Often the way to make a solid horror film for not a lot of money is to pick a contained location and focus on the intimate threat, a la Night of the Living Dead or Cube. The test is how big a picture can you paint from your isolated point of view? Trench 11 may be the biggest little horror movie you’ve ever seen set only in a tunnel.
In the Western Front of World War I in 1918, a team of Canadian soldiers (Rossif Sutherland, Shaun Benson, Ted Atherton and Charlie Carrick) tunnels under Trench 11 to find a secret German base. Once underground, they are trapped with the enemy’s deadliest creation.
Writer/director Leo Scherman builds up Trench 11 well with the previous soldiers fearing death less than reopening the tunnel. Once the soldiers, they witness the contagion Reiner (Robert Stadlober) developed, they have to keep it from spreading while still completing their mission. Between the claustrophobia, the outbreak and the enemy soldiers, these guys are fucked.

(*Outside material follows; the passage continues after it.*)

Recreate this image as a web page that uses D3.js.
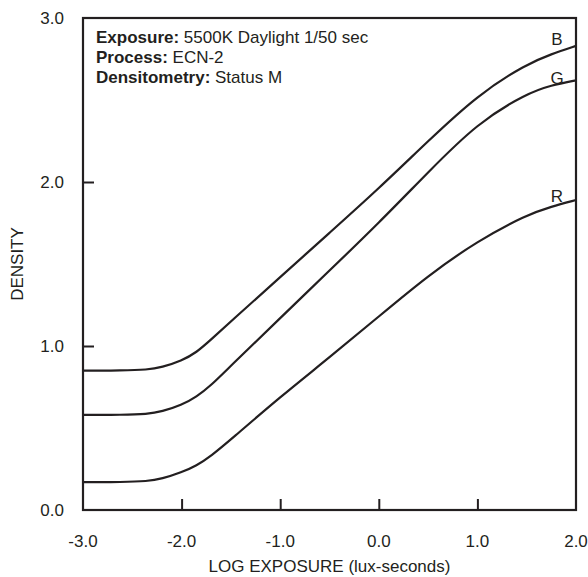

The virus is achieved with all practical effects, and they are some graphic and gory treats. It’s also astonishingly well made for a movie set in dark tunnels. The shaky light keeps everything that needs to be illuminated lit and everything that needs to remain hidden dark. Some random freeze frames are not a good look but that’s a few seconds out of 90 minutes.
What Scherman achieves is a bigger picture of World War I and the toll it takes on soldiers, all from underground with only a few individuals. Between the backstory of each character and the implicit war going on above the tunnels, Trench 11 does not feel like a movie shot in a box. It’s just we’re only seeing the tunnels within this bigger story.
Screamfest continues through October 17 in Hollywood.